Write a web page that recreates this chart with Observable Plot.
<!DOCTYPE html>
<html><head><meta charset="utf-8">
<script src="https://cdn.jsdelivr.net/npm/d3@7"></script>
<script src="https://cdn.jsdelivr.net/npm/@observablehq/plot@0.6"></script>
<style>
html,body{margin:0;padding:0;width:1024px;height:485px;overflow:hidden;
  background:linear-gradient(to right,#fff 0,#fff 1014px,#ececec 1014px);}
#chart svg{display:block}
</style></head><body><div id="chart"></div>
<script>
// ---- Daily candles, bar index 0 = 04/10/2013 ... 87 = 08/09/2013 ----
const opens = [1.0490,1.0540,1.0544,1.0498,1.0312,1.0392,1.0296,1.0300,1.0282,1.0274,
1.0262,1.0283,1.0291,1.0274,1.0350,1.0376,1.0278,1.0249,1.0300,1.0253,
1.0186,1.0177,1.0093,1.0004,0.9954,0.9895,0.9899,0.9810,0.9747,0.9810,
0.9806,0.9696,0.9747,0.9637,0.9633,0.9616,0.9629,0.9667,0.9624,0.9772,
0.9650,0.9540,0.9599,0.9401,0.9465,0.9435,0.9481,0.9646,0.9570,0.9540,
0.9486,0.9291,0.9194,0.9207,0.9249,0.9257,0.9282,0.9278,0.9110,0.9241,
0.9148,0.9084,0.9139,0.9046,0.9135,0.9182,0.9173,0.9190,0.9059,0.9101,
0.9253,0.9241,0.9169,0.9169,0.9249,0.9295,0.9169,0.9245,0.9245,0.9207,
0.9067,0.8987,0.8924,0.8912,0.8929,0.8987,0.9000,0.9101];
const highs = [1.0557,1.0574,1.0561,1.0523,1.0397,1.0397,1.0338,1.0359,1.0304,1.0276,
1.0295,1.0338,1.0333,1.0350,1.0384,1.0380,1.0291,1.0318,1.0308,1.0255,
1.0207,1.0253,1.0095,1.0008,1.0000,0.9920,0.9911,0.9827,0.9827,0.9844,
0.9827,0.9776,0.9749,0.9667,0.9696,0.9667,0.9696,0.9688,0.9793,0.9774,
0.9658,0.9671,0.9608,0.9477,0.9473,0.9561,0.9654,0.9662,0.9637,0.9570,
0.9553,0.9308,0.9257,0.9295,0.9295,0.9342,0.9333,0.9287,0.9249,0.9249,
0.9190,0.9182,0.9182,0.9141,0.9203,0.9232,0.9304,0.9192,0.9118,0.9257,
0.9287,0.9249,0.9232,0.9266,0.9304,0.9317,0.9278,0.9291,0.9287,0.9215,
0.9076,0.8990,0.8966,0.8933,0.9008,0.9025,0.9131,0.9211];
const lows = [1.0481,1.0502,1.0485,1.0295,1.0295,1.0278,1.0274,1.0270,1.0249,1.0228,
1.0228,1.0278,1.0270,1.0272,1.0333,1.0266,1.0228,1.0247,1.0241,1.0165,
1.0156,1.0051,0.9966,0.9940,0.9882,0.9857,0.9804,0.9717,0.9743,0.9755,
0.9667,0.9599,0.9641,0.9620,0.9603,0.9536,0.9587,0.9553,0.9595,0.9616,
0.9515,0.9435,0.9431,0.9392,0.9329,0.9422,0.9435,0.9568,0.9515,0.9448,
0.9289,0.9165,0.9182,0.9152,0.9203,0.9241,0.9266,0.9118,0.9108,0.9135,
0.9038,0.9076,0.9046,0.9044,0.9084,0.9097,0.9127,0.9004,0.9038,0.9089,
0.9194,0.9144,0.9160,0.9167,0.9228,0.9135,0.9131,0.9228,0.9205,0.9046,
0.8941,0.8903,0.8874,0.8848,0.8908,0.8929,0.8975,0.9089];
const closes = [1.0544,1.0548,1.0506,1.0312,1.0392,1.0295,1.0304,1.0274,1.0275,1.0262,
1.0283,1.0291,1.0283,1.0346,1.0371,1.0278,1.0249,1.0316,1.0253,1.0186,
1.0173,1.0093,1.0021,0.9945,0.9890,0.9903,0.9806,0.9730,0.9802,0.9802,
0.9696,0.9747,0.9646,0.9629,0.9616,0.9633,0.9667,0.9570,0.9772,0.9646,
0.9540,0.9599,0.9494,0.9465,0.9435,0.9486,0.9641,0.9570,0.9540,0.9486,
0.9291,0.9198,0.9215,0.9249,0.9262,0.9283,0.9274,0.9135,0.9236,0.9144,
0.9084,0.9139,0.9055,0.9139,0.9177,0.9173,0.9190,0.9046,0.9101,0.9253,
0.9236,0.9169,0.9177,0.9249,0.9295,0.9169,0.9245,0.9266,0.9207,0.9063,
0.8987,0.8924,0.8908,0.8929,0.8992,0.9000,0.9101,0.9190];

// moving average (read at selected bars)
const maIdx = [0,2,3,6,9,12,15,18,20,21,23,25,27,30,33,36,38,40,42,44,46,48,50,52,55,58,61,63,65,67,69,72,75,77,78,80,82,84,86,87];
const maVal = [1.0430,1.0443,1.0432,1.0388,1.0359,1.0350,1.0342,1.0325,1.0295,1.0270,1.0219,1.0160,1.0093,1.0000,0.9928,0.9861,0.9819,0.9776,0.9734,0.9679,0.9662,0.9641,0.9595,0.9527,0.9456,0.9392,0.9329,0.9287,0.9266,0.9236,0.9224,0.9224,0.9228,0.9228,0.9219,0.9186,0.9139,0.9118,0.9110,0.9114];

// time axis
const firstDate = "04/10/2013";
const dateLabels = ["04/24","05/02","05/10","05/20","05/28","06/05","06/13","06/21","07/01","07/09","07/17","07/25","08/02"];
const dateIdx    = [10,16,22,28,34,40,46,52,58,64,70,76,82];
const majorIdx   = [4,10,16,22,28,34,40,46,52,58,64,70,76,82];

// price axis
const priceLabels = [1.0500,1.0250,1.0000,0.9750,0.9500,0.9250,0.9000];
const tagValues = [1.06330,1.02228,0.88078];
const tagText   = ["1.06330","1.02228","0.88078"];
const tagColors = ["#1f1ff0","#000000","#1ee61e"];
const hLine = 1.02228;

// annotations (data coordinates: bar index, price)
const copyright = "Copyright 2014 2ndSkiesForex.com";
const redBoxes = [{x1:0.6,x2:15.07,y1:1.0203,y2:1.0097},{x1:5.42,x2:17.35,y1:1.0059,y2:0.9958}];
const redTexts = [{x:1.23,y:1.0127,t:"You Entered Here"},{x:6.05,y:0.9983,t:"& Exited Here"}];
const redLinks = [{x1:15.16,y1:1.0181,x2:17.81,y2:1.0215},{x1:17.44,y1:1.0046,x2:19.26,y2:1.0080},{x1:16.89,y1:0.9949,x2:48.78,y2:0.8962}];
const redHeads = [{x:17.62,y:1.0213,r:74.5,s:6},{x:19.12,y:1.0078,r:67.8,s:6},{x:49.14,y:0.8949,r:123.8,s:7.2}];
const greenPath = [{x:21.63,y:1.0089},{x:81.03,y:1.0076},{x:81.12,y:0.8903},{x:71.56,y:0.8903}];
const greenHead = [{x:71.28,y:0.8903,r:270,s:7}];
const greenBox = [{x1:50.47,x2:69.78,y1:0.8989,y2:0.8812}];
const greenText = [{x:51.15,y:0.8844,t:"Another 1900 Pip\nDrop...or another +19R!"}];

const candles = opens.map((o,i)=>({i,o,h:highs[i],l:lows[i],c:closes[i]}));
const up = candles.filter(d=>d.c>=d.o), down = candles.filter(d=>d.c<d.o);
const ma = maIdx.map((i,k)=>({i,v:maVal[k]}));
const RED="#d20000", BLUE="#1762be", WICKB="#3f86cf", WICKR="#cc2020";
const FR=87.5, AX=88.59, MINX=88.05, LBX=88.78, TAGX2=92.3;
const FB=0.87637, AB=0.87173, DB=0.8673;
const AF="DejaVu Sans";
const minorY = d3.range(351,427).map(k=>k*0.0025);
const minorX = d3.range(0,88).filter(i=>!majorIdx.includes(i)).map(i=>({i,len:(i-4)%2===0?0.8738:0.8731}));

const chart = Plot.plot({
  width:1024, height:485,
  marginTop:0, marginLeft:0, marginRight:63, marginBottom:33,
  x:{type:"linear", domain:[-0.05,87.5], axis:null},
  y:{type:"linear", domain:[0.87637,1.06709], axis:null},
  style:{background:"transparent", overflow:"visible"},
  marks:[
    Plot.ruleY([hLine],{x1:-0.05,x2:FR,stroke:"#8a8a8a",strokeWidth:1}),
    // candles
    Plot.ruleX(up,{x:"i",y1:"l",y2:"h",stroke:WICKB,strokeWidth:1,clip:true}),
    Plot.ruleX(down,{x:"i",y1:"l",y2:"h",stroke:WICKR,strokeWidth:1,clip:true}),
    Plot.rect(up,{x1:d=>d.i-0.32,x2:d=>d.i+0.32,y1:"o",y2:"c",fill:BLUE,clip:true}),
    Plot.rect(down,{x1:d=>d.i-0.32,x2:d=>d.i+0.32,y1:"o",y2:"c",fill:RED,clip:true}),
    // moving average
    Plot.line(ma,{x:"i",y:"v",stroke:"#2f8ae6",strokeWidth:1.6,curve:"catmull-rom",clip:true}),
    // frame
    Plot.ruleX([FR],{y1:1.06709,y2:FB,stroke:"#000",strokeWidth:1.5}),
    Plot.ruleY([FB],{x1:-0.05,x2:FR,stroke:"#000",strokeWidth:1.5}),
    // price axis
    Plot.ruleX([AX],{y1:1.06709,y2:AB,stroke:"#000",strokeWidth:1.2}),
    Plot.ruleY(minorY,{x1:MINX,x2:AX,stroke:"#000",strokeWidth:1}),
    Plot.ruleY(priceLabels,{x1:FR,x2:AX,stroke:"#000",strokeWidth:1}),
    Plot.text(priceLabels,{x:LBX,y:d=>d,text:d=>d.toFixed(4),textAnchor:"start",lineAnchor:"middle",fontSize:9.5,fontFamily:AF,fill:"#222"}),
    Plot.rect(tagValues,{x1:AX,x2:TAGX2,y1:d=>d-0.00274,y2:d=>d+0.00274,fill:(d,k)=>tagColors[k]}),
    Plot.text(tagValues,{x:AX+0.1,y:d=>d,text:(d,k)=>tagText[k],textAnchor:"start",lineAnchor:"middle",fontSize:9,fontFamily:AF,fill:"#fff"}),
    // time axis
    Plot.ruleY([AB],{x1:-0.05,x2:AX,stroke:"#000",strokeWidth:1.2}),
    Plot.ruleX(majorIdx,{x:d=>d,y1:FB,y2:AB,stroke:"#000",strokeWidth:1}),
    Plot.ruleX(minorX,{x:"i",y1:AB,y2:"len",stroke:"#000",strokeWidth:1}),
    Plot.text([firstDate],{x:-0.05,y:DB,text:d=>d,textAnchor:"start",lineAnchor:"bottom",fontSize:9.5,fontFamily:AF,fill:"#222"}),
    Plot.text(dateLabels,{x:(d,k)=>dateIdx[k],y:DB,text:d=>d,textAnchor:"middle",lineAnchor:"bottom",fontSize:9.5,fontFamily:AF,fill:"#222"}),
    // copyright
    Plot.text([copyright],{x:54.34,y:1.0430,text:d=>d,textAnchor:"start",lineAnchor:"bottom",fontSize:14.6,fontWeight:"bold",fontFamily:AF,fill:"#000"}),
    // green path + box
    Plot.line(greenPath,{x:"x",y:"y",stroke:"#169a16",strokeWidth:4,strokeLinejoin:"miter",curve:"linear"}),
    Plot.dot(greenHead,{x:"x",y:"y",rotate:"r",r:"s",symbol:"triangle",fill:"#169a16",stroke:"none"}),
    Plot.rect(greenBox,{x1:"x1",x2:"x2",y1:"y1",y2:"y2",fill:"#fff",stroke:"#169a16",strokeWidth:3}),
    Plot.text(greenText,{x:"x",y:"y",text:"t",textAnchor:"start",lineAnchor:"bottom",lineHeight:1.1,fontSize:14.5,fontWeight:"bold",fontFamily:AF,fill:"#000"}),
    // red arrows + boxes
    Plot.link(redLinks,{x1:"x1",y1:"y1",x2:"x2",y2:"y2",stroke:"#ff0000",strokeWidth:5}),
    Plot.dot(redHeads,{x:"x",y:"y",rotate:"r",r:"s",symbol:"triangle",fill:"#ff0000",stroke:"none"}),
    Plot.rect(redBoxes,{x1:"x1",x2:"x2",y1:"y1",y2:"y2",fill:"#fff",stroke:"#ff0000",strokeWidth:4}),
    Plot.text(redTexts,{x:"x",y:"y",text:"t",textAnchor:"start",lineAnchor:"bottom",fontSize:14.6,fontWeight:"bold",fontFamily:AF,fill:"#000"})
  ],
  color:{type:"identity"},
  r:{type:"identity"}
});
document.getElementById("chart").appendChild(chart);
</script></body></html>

---------------

Stated problem :: Take each line containing the string "chart" and copy it out.

Final answer ::
Write a web page that recreates this chart with Observable Plot.
#chart svg{display:block}
</style></head><body><div id="chart"></div>
const chart = Plot.plot({
document.getElementById("chart").appendChild(chart);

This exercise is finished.